Bitbucket suffers extensive downtime over the weekend

Oct 6, 2009 13:00 GMT  ·  By

The Bitbucket development project hosting service went down for long periods during the weekend and on Monday morning because of several powerful Distributed Denial of Service (DDoS) attacks directed at its EC2-powered infrastructure. Part of the reason why the downtimes were so serious was Amazon's tech support, who failed to rapidly acknowledge that a network problem was ongoing.

Bitbucket was designed for developers looking to host and maintain their projects. It uses the Mercurial collaborative version control system and runs on Amazon's Elastic Compute Cloud (EC2) infrastructure. Amazon's EBS persistent storage solution is also used to store databases, logfiles, and repositories.

According to Jesper Nohr, the owner of the company behind Bitbucket, the site began experiencing problems during Friday evening, when everything slowed down almost to a halt. Requests from the website on EC2 to the data stored on EBS were going through at a very slow rate. "We were getting less throughput than you can pull off of a 1.44MB floppy," Nohr writes in a blog post describing the incident.

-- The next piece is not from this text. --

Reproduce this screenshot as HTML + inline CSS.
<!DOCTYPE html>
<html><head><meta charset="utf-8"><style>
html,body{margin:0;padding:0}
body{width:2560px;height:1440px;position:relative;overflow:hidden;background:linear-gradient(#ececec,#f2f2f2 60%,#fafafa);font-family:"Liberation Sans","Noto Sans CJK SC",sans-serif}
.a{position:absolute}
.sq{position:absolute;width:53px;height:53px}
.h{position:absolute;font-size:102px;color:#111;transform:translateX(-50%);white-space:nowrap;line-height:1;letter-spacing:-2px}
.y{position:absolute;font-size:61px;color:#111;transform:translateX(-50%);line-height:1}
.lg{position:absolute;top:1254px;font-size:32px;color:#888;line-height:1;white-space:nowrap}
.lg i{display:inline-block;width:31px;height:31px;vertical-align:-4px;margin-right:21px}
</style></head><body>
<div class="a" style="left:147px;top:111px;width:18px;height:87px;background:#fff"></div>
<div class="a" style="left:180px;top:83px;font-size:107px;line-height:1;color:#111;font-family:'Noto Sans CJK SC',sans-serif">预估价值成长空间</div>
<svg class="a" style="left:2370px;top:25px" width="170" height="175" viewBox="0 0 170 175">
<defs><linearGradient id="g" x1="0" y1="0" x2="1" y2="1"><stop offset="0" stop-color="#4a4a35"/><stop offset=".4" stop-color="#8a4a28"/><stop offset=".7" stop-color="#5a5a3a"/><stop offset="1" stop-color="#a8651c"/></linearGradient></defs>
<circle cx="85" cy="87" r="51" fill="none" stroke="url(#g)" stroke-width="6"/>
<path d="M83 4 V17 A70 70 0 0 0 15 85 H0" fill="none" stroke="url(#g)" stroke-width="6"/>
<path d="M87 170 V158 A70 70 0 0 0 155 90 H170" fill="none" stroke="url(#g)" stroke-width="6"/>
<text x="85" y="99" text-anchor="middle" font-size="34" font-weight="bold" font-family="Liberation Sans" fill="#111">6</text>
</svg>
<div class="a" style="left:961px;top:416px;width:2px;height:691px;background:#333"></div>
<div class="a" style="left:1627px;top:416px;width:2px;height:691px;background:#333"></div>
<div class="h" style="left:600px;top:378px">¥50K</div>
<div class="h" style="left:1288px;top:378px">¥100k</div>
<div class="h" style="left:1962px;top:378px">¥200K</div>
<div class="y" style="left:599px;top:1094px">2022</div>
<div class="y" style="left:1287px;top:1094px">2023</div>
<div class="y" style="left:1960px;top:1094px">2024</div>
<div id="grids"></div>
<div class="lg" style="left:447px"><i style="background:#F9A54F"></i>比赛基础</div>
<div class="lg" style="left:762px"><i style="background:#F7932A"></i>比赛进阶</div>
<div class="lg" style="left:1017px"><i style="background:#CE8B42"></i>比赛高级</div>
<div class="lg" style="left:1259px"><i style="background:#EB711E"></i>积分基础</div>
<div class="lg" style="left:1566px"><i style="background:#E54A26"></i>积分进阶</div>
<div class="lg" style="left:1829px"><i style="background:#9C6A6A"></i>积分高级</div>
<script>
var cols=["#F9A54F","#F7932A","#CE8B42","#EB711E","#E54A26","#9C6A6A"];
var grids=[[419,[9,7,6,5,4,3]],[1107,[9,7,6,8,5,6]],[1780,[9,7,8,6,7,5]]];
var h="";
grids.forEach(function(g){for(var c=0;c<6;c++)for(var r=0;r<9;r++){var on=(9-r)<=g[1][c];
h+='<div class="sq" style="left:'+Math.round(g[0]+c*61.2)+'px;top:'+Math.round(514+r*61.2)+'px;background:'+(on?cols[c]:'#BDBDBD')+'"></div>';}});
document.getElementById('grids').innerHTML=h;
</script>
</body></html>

After upgrading to the "Gold" support plan to get the issue resolved faster, an Amazon representative told the Bitbucket team that it was a normal EBS performance variation. After several hours of going back and forth with suggestions on what the team should do on their part, another Amazon support person finally acknowledged that there was a problem with the network.

Eventually, after eight hours, a team of engineers were assigned to the case. It then took another eight or nine hours for the problem to be identified and resolved. The issue was determined to be a DDoS attack directed at Bitbucket's IP address on EC2. "We had a massive flood of UDP packets coming in to our IP, basically eating away all bandwidth to the box," Nohr explains.

On Sunday morning, the attackers changed tactics in order to bypass Amazon's filtering and launched a TCP SYN flood that took an additional two hours to resolve. Then again, on Monday, a new attack, this time against an Amazon router, made the Bitbucket service inaccessible for a number of users.

Nohr notes that Bitbucket is considering switching providers after this, as other companies made them tempting hosting offers during the downtime. "Amazon doesn’t entirely deserve the criticism it has received over this outage," he writes, but adds that "I do think they could’ve taken precautions to at least be warned if one of their routers started pumping through millions of bogus UDP packets to one IP, and I also think that 16+ hours is too long to discover the root of the problem."